The yields of 4.85 percent and 4.55 percent for one-year and 6-month bills respectively allowed Greece to raise 1.56 billion euros, above the target of 1.2 billion euros.
This compared with Belgium, which sold 2.005 billion euros of one-year T-bills at an average yield of 0.677 percent.
The Greek auction was the first test of market appetite for the country's paper after euro zone members agreed on Sunday to provide debt-laden Greece with a 30 billion euro ($40 billion) standby aid package.
Analysts said the auction removed immediate funding fears. "It's been pretty successful, heavily oversubscribed, so it's likely to ease markets worries of any imminent buyer strike in Greece," said Ben May, European economist at Capital Economics. However, May said the sale had not changed Greece's fundamental position. "It does not really change the underlying position that Greece has very tough times ahead, it's going through a deep recession and that's going to lead the debt to GDP ratio to surge higher."
The Greek 10-year bond yield <GR10YT=TWEB> drifted to a session low of around 6.72 percent from 6.79 percent at the settlement close on Monday, tightening the spread over benchmark German Bunds by 7 bps on the day to 354 bps. On Monday, the spread crunched in by some 50 basis points to around 361 bps at the settlement close in reaction to the 30 billion euros European aid package. "The market is taking a bit of a pause for breath, assessing the impact of the EU funding package for Greece," said Nick Stamenkovic, strategist at RIA in Edinburgh. The cost of protecting Greek debt from default eased to 357,800 euros per 10 million euros of exposure versus 365,600 euros at the New York close on Monday, having posted its biggest one-day fall of 60,700 euros on Monday, CMA DataVision said. This month, Greece has to roll over 3.85 billion euros of maturing bills and refinance 8.2 billion euros of a maturing five-year bond. It also has a planned dollar bond issue in coming weeks.

FURTHER CONVINCING

Analysts had said a successful T-bill auction should pave the way for Greece to issue bonds, although some investors needed further convincing. PIMCO, which operates the world's largest bond fund, said on Monday it would not buy new Greek debt because it believes the rescue package fails to tackle the country's long-term solvency challenges.

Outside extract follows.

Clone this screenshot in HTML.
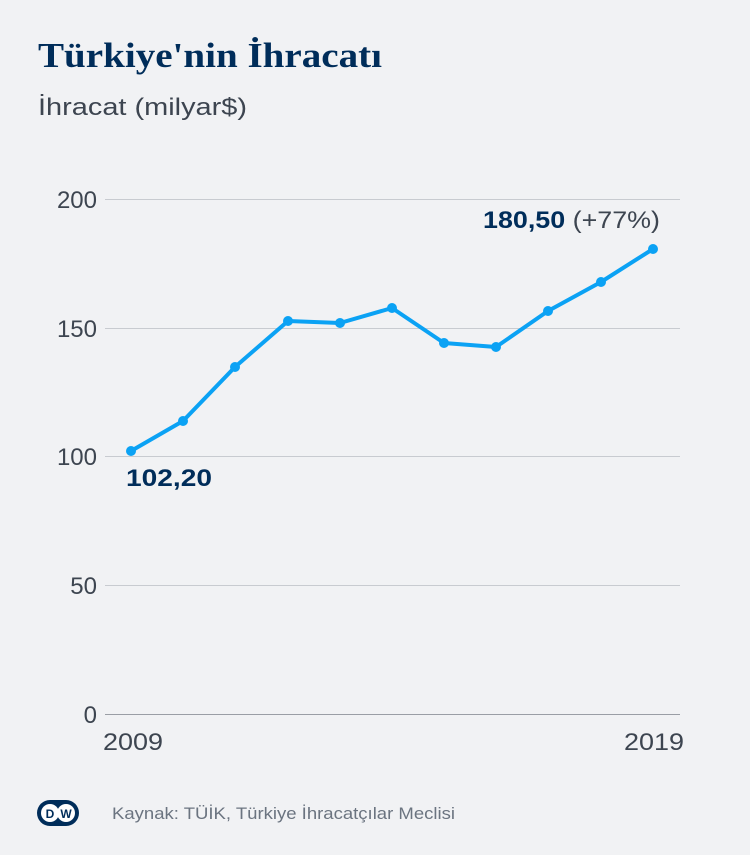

Elsewhere in the primary market, the Netherlands sold 2.85 billion euros of 10-year bonds, below the upper target of 3.5 billion euros.
This week's scheduled debt sales in the euro zone will amount to roughly 30 billion euros, offset by just 5 billion euros of coupon payments and debt redemptions. [ID:nLDE6380B3]
The euro zone's benchmark German Bunds were little changed with the June futures contract <FGBLc1> just 7 ticks higher at 122.74 at 1111 GMT.
Cash yields also barely budged, with the two-year Schatz yield <EU2YT=RR> at 1.017 percent and the 10-year <EU10YT=RR> at 3.178 percent.